«Il sostegno finanziario alla Grecia è una decisione politica che deve essere presa dai decisori politici eletti e non dai banchieri centrali» ma «un accordo forte e credibile» e che arrivi «molto presto» è «necessario, non solo nell’interesse della Grecia ma dell’intera eurozona». In audizione al parlamento europeo dopo aver pranzato con Juncker (sul piatto proprio la questione greca) il presidente della Bce Mario Draghi fa un piccolo passo indietro rispetto al salvataggio dell’euro «costi quel che costi». La palla – avverte – è politica e per il capo della Banca europea risiede soprattutto sulle spalle dei greci. La Bce per ora non ritira il sostegno finanziario agli istituti ellenici ma «entrambe le parti sono invitate a fare uso della loro capacità di compromesso» per arrivare a un accordo. Con l’uscita della Grecia dall’area euro «entreremmo in un territorio inesplorato», avverte Draghi allargando il campo a tutta l’eurozona: «Nel medio e lungo periodo non siamo in grado di prevedere quali sarebbero le conseguenze».
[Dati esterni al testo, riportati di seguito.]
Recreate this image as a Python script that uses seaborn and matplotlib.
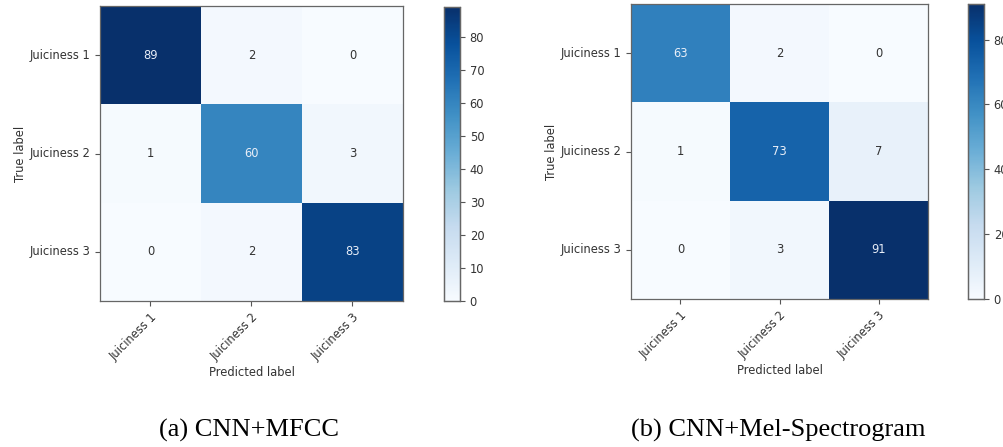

Parole preoccupate e non troppo distanti da quelle del capo economista del Fmi, Olivier Blanchard, che bacchetta sì il governo di sinistra di Atene («deve essere credibile») ma ne ha soprattutto per i creditori e i falchi dell’austerity. «Un accordo sulla Grecia richiede scelte dure da tutte le parti in causa», scrive Blanchard in una nota. I i creditori Ue dovrebbero «riprogrammare i pagamenti sul debito a tassi d’interesse più bassi». In sostanza il Fmi apre a una ristrutturazione vera e propria del debito, almeno con un allungamento della scadenze.